PROBLEM REQUIREMENTS. In the entries below, find the line with "What Apache ECharts" and the line with "46.8, 52.1, 14.8];", then retype both and everything between them exactly. Do not copy the pictures.
START MATERIAL TO PROCESS
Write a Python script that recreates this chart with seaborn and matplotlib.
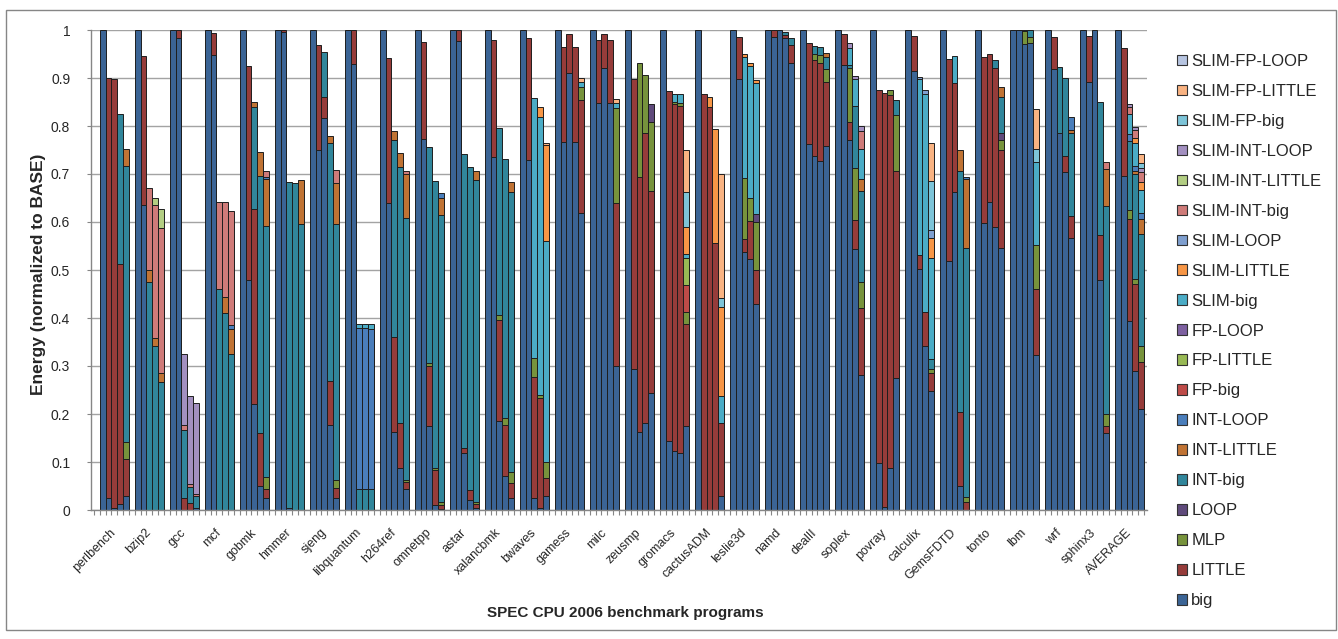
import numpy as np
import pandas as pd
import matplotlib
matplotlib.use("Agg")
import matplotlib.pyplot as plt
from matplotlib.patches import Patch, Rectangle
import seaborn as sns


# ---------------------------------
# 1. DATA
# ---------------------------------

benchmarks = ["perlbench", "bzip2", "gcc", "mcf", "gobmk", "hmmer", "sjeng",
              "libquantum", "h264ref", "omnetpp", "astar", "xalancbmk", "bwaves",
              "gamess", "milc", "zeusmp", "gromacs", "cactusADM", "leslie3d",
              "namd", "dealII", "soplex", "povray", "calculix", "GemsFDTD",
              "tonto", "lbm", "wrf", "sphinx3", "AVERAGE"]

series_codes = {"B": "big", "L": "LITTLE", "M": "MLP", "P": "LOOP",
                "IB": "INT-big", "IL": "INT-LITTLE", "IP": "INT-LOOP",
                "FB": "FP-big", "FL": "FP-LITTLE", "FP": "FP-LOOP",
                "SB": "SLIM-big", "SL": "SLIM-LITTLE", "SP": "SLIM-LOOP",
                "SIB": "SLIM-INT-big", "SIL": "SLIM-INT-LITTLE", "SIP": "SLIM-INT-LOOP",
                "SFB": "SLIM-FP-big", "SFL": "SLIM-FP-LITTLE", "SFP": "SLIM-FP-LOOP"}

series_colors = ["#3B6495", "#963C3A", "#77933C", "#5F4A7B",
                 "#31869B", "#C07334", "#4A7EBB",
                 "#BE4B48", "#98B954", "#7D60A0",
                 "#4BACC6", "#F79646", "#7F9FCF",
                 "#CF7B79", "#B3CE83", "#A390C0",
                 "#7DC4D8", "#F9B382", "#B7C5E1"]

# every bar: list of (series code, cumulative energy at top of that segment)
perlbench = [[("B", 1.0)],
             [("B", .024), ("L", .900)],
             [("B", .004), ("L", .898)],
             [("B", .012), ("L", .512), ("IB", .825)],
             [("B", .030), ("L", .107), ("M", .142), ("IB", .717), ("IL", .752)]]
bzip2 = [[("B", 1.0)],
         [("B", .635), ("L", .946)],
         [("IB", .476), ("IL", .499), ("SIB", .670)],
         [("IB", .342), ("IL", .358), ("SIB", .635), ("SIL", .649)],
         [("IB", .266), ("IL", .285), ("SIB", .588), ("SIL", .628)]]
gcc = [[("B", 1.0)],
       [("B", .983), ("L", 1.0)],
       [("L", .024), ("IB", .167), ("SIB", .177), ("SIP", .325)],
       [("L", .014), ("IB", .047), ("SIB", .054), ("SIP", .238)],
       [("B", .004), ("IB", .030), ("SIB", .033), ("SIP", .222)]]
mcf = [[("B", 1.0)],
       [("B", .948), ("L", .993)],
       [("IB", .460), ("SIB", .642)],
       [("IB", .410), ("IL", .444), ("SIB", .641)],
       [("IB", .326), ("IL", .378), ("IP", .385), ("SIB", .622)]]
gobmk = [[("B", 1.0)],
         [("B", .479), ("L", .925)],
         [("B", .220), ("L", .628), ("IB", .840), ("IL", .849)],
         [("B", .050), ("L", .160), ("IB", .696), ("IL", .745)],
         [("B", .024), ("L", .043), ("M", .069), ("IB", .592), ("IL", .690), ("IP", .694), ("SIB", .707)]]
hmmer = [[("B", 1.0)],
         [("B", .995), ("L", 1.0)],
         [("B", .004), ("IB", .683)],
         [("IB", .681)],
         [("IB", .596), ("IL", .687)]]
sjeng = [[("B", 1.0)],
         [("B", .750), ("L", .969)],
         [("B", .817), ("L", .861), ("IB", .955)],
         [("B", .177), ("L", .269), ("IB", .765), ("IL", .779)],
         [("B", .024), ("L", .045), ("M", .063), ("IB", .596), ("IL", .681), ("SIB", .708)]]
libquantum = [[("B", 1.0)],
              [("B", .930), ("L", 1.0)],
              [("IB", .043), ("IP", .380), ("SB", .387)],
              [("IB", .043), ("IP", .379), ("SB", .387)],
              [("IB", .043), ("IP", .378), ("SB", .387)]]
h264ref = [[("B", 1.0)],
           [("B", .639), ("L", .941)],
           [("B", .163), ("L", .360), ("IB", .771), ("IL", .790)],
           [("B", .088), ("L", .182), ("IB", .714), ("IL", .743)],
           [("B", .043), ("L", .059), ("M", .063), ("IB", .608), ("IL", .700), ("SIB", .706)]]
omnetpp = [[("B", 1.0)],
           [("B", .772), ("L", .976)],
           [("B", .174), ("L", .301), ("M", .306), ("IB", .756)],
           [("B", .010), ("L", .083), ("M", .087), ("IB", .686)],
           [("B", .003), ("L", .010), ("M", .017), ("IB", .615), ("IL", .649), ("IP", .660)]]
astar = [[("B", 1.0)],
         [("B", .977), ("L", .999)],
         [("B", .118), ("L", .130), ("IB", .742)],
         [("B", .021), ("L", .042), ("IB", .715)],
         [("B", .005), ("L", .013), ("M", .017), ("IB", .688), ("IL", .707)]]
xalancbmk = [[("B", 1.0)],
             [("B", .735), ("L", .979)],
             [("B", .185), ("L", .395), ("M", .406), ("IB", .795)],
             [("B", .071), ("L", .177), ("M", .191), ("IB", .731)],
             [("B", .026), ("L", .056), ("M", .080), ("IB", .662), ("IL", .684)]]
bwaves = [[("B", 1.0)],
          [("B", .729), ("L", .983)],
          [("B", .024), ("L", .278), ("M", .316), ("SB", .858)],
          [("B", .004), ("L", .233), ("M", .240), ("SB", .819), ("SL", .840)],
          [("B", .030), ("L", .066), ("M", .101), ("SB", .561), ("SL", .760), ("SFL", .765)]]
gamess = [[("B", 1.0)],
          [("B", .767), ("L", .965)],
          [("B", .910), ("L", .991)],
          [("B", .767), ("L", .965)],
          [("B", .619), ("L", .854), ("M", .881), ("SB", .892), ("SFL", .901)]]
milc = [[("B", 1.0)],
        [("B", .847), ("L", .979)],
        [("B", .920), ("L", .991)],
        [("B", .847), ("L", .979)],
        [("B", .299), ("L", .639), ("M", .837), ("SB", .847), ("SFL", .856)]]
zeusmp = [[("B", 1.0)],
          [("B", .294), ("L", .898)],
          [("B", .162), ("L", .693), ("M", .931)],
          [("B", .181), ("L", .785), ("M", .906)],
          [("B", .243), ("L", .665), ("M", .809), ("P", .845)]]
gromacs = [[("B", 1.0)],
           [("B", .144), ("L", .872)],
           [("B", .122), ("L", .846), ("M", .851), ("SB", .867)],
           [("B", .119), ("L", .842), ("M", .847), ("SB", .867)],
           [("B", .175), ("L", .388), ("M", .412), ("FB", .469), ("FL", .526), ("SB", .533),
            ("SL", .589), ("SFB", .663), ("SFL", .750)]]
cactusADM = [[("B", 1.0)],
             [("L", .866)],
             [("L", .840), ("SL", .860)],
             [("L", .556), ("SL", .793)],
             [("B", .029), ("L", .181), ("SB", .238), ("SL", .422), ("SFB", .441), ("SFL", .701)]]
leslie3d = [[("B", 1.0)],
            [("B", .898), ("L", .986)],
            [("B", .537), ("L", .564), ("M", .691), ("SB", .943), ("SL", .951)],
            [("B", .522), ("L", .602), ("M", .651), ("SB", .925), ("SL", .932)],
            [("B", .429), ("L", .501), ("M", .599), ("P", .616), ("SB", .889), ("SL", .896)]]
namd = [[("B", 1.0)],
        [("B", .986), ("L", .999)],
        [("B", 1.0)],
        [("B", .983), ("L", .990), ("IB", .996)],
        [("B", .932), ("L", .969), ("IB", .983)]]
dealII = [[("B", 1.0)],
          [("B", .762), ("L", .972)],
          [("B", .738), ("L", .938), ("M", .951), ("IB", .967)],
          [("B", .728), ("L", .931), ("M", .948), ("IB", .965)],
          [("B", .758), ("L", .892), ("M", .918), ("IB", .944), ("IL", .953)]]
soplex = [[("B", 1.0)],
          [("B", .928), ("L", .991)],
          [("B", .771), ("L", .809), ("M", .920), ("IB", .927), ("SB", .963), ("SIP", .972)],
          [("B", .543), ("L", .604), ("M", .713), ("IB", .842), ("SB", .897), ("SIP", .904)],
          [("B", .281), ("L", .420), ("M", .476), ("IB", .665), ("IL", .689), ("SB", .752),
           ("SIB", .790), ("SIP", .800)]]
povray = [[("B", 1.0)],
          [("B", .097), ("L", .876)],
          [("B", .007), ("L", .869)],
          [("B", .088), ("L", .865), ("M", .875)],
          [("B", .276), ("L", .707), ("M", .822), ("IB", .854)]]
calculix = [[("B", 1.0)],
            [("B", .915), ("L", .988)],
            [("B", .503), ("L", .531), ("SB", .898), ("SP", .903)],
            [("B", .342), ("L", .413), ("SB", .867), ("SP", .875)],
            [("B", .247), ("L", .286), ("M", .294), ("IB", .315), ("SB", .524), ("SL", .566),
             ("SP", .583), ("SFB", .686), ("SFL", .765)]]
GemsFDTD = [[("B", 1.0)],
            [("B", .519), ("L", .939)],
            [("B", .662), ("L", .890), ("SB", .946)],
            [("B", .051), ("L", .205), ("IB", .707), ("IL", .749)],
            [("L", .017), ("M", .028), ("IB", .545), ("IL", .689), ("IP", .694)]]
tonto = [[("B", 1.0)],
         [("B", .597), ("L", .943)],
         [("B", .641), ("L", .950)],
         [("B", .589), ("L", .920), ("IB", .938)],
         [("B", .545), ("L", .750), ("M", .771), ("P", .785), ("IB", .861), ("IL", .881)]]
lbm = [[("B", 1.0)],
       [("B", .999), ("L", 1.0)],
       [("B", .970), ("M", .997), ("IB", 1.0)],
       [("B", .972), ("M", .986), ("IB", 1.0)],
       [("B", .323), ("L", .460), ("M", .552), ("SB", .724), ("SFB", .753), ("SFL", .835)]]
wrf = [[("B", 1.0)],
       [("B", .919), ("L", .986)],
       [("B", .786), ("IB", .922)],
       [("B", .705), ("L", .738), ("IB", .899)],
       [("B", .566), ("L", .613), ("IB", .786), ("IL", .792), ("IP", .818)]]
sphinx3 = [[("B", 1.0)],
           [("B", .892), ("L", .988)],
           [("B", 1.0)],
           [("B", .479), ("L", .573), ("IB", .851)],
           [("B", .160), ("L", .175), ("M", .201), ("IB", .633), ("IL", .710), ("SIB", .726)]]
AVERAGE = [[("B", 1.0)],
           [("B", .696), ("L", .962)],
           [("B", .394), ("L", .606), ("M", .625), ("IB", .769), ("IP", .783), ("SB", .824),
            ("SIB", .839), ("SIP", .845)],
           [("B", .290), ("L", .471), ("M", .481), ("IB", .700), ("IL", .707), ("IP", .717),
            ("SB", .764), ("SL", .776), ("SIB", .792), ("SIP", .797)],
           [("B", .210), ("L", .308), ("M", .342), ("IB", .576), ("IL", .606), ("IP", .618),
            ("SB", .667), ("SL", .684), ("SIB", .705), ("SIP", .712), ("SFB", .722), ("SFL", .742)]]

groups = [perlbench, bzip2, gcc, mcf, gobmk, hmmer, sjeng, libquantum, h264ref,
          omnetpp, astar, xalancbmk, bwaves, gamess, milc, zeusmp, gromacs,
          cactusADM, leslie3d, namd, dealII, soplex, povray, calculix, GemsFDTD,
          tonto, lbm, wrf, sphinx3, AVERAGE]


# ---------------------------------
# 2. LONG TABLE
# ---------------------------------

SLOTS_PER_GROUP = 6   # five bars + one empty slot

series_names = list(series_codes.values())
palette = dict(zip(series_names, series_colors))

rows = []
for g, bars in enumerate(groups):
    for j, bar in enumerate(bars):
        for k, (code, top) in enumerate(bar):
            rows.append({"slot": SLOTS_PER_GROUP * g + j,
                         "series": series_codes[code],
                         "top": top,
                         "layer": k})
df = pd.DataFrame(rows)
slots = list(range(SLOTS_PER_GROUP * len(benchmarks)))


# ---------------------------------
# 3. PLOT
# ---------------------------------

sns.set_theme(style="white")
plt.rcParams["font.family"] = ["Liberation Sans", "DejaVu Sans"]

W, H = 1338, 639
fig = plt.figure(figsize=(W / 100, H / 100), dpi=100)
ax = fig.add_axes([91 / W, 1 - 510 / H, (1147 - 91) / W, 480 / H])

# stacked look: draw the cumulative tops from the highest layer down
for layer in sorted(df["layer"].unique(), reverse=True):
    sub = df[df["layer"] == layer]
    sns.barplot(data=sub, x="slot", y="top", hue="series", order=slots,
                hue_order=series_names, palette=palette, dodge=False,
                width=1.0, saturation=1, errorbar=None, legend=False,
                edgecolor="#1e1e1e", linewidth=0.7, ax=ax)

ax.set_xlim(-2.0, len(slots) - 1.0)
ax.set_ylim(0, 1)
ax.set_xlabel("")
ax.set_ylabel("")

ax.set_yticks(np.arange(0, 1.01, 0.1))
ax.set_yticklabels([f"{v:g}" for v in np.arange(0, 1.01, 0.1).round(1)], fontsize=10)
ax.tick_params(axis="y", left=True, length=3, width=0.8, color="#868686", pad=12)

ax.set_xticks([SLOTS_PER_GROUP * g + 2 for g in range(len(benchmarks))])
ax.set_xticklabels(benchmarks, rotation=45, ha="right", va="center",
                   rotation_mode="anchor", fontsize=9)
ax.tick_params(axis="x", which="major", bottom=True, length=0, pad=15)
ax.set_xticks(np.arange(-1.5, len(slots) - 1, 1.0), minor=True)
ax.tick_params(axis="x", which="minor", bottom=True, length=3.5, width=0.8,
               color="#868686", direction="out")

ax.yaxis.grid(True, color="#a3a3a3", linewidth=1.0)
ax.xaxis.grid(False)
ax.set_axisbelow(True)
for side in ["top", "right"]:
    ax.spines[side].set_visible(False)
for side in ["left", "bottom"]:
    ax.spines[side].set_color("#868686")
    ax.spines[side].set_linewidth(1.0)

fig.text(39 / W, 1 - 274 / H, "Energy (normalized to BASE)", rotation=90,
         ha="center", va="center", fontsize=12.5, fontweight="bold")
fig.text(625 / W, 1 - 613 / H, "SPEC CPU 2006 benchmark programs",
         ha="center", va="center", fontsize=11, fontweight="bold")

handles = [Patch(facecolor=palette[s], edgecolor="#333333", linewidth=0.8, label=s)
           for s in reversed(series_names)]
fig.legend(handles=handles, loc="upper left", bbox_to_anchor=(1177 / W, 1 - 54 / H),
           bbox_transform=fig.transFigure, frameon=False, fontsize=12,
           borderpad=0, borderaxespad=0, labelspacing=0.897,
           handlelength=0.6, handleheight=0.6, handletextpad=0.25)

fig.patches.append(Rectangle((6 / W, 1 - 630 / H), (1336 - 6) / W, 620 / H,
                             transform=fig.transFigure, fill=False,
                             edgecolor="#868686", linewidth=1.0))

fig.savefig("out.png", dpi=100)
END MATERIAL TO PROCESS
START MATERIAL TO PROCESS
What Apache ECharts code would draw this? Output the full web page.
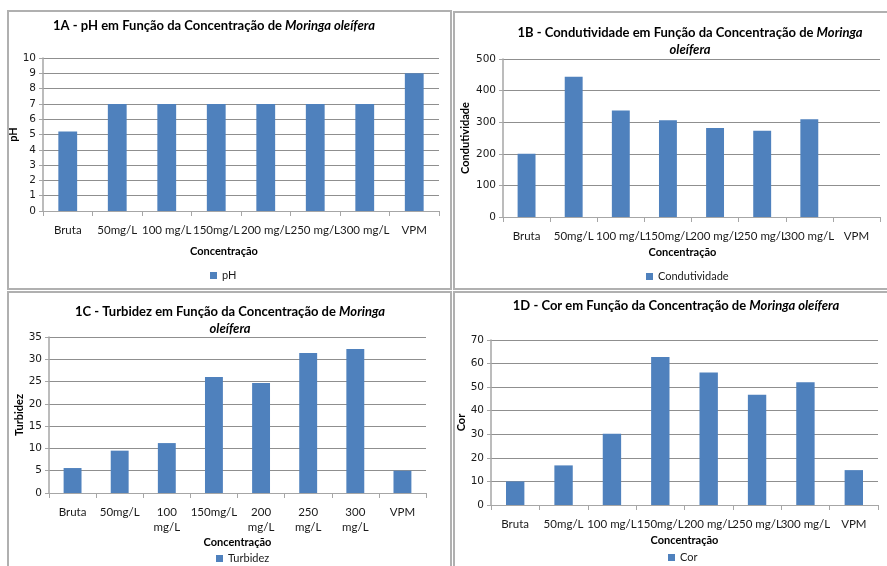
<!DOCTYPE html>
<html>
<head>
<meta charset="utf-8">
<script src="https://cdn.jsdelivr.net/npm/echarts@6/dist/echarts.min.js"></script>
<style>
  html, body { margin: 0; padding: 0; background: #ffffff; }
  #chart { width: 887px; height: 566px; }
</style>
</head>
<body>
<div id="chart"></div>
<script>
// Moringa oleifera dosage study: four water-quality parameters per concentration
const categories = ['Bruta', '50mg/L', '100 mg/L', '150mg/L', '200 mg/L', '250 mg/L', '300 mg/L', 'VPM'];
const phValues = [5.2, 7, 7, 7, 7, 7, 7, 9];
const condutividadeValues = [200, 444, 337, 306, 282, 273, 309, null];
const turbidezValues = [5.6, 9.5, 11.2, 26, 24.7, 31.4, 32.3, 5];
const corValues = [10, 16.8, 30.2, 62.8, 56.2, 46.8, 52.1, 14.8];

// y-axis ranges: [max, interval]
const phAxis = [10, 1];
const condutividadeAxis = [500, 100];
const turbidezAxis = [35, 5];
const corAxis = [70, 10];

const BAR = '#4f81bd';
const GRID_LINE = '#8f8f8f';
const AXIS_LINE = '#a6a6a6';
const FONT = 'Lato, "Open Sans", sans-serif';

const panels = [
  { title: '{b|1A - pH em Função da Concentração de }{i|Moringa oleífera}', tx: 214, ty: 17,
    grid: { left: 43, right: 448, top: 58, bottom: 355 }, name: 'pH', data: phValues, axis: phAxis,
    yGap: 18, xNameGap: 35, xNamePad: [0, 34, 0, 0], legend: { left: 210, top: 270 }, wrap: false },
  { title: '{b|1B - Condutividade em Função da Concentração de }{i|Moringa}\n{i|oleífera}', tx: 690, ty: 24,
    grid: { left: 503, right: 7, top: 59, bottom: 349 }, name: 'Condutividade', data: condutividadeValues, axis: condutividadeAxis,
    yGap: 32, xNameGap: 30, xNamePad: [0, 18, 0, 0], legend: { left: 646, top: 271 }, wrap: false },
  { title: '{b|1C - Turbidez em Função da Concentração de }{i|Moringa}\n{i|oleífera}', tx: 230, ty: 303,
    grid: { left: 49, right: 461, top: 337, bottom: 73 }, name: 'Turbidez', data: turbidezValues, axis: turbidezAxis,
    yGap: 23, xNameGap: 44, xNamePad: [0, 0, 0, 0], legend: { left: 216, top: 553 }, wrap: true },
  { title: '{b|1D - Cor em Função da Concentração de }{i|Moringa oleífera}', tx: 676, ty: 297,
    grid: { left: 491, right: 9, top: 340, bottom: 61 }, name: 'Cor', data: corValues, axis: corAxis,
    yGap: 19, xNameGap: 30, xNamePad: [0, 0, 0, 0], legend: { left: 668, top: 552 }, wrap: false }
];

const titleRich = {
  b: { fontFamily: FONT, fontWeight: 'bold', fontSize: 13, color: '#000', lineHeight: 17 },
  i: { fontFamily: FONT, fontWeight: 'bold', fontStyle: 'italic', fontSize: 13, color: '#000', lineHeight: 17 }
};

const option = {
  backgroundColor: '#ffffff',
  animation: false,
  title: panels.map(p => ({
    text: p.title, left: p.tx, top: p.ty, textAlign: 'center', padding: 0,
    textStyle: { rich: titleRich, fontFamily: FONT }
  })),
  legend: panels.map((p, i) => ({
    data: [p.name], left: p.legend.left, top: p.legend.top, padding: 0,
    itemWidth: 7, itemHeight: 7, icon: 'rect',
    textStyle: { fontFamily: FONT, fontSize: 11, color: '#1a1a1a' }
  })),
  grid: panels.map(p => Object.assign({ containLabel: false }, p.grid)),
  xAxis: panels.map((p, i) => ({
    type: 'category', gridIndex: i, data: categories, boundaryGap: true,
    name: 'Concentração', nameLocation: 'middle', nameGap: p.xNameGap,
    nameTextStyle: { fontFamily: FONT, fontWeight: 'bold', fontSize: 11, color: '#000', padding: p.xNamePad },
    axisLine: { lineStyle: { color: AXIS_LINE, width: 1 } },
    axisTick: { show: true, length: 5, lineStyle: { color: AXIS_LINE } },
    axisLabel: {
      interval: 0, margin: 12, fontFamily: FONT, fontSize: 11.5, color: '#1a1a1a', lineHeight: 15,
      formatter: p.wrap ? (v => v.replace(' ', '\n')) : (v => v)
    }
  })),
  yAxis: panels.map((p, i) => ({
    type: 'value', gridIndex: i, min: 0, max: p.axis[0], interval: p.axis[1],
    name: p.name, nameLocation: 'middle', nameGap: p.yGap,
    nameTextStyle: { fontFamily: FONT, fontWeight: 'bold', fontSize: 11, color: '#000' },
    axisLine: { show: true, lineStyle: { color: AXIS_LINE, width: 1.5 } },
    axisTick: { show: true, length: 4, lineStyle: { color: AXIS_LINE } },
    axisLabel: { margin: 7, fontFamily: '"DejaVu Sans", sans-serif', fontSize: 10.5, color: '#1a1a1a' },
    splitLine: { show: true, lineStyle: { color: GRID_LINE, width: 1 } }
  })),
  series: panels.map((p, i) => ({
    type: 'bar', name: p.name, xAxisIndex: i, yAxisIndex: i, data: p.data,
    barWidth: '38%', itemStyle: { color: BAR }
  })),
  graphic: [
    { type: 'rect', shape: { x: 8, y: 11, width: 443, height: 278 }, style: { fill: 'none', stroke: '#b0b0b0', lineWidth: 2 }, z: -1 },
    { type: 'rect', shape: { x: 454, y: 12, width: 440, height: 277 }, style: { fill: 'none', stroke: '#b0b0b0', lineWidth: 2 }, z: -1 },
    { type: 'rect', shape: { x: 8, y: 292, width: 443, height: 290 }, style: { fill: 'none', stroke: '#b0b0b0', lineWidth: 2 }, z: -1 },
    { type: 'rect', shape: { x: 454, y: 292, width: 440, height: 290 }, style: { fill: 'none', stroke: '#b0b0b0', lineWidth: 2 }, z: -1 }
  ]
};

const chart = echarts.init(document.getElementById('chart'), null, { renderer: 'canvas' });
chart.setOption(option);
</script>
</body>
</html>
END MATERIAL TO PROCESS
TASK RESPONSE.
What Apache ECharts code would draw this? Output the full web page.
<!DOCTYPE html>
<html>
<head>
<meta charset="utf-8">
<script src="https://cdn.jsdelivr.net/npm/echarts@6/dist/echarts.min.js"></script>
<style>
  html, body { margin: 0; padding: 0; background: #ffffff; }
  #chart { width: 887px; height: 566px; }
</style>
</head>
<body>
<div id="chart"></div>
<script>
// Moringa oleifera dosage study: four water-quality parameters per concentration
const categories = ['Bruta', '50mg/L', '100 mg/L', '150mg/L', '200 mg/L', '250 mg/L', '300 mg/L', 'VPM'];
const phValues = [5.2, 7, 7, 7, 7, 7, 7, 9];
const condutividadeValues = [200, 444, 337, 306, 282, 273, 309, null];
const turbidezValues = [5.6, 9.5, 11.2, 26, 24.7, 31.4, 32.3, 5];
const corValues = [10, 16.8, 30.2, 62.8, 56.2, 46.8, 52.1, 14.8];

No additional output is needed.